Nightsong - The Peasants' Revolt (2020)

BAND/ARTIST: Nightsong

  • Title: The Peasants' Revolt
  • Year Of Release: 2020
  • Label: No Date For Prom
  • Genre: Folk, Prog Folk, Folk Rock
  • Quality: 320 / FLAC (tracks)
  • Total Time: 54:24
  • Total Size: 126 / 272 Mb
  • WebSite:
Tracklist:

01. Paupers' Son (4:44)
02. Fantasy (0:40)
03. The Bridge (4:53)
04. St. Mary Magdalen (4:58)
05. Selion (0:48)
06. The Spell (3:56)
07. Hireling (0:30)
08. Wharram (5:22)
09. Offoldfal (5:58)
10. Penance (0:58)
11. Bury Me Deep (4:42)
12. Bivouac (0:46)
13. Rushlight (5:24)
14. Flame (0:29)
15. The Kings' Feast (5:31)
16. The Shroud (4:44)

Nightsong is a collaboration between John Reed, Jo Beth Young and Ali Karim Esmaiil, with instrumentation that includes cittern, bowed guitars and, recorder. The Peasants Revolt is a dark progressive folk concept album centred upon the lives of peasants, in medieval England, the feudal system of the time generally tying them to the service of a local noble or clergyman.

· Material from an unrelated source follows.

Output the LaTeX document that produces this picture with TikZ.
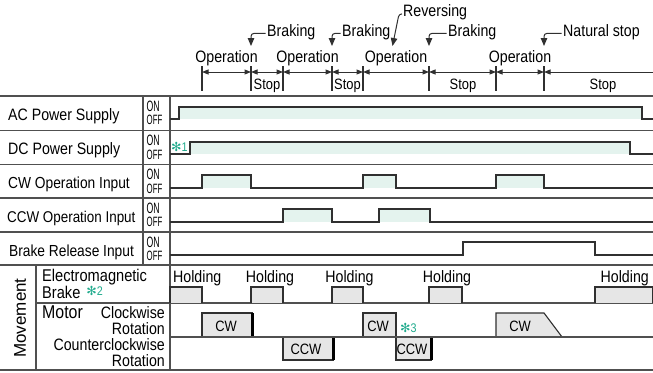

It opens with a hypnotic acoustic guitar figure that anchors Pauper’s Son, Reed on vocals for a number that calls to mind the work of Roy Harper and sets the tone, both musically and thematically for the album. The opening line, “Sheep devoured the human flesh”, derives from a quotation attributed to Thomas More concerning the worrying deforestation of large swathes of land for sheep grazing, and the subsequent displacement of those who relied on forests for their livelihoods, resulting in an exodus of labourers and those remaining demanding higher wages. It continues to reference the actual Peasants’ Revolt in 1381 when a tax collector in Rougham, Norfolk attempted to levy the third poll tax in four years and the workers “took their tools and set upon/The house of he who forced their plight”, causing damage to the cost of £50. The rebels of Essex and Kent, led by Wat Tyler, eventually marched on London, prompting the king to abolish serfdom, although, subsequently, following the beheading of Tyler, many of the rebels were executed.

By a remarkable coincidence, the name of the Norfolk collector was John Reed, the attack taking place on 17th June, the birthdate of the John Reed here who, 600 years later would leave his cottage in the same parish, the album being prompted by a print he’d bought depicting the attack on the house of his namesake.

One of six instrumental interludes, Fantasy, is followed by Reed on cittern for The Bridge, a swirlingly atmospheric number that references the fall into ruin of the infrastructure left behind by the Romans when they left in the 5th century, woven into a narrative about revenge taken by villagers on a gang of thieves who find their escape route cut off the collapse of the bridge of the title.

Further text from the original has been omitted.